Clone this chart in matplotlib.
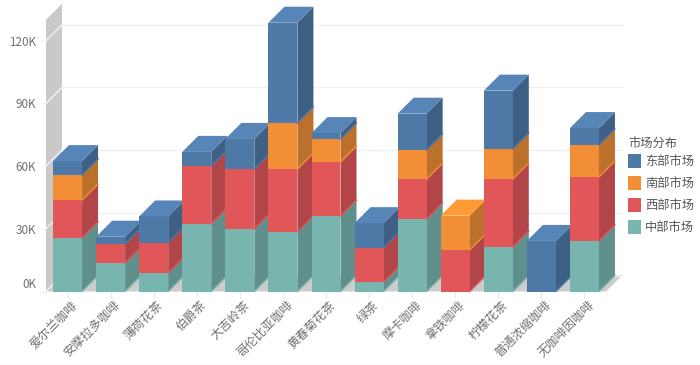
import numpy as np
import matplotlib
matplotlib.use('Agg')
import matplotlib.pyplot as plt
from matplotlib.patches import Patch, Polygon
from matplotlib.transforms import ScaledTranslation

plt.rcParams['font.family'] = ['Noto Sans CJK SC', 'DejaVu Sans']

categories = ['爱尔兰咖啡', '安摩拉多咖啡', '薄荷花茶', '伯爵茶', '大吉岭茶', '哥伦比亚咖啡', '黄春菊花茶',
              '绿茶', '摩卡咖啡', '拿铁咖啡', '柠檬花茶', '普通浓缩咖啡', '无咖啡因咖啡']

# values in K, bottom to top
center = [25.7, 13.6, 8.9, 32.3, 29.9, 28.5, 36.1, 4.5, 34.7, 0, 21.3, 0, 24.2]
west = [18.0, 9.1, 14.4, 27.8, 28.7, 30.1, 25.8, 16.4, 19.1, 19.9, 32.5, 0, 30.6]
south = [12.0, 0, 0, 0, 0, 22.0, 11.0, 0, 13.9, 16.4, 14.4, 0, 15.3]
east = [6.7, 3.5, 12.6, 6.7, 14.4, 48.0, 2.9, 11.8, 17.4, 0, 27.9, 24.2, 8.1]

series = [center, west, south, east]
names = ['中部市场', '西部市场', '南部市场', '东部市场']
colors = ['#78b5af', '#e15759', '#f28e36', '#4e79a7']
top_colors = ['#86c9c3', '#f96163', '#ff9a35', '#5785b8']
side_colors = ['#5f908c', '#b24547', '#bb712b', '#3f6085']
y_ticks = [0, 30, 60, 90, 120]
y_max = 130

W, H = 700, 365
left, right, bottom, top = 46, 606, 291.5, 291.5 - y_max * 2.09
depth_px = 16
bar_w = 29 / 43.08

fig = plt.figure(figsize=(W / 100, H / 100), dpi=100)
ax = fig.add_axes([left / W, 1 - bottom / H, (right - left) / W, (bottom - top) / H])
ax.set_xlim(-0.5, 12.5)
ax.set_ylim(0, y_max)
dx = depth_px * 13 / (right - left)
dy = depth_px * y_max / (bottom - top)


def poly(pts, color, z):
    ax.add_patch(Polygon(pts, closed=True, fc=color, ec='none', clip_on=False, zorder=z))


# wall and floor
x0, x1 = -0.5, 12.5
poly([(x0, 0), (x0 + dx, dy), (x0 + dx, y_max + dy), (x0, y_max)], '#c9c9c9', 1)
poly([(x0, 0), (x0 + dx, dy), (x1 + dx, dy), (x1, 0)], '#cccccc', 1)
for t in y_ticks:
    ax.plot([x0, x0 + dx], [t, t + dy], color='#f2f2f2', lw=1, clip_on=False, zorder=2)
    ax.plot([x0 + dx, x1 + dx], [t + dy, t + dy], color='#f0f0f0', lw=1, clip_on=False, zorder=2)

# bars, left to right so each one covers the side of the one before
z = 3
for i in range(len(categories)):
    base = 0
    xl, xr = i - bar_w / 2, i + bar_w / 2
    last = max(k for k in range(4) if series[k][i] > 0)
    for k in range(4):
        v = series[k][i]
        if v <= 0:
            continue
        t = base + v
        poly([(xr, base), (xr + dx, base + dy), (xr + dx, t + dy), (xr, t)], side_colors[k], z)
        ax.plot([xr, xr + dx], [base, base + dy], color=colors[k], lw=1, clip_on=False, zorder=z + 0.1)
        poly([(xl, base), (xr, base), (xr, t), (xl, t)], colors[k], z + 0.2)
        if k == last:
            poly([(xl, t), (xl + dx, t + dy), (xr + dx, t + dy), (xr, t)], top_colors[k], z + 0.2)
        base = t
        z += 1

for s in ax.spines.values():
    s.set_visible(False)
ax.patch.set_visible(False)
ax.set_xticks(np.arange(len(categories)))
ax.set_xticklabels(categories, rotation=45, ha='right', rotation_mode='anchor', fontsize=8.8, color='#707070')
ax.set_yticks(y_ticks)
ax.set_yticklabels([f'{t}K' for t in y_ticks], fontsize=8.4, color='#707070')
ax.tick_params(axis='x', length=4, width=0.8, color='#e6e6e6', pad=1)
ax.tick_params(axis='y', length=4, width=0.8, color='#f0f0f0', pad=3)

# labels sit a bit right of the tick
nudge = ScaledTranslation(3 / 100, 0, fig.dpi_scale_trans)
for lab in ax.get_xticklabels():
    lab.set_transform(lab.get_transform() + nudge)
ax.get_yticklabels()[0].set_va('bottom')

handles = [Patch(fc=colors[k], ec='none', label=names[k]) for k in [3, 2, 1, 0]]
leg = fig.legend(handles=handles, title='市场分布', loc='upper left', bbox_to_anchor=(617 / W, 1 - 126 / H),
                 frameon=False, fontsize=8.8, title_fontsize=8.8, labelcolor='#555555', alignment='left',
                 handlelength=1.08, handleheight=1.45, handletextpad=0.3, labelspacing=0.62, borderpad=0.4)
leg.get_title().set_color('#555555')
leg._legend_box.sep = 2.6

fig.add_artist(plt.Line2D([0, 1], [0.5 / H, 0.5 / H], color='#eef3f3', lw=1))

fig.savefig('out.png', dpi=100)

==*==

[Problem to solve] Write down every line from the opening of the listing to the line with "from matplotlib.transforms import", both included, and nothing else; the pictures are omitted.

[Exercise solution]
Clone this chart in matplotlib.
import numpy as np
import matplotlib
matplotlib.use('Agg')
import matplotlib.pyplot as plt
from matplotlib.patches import Patch, Polygon
from matplotlib.transforms import ScaledTranslation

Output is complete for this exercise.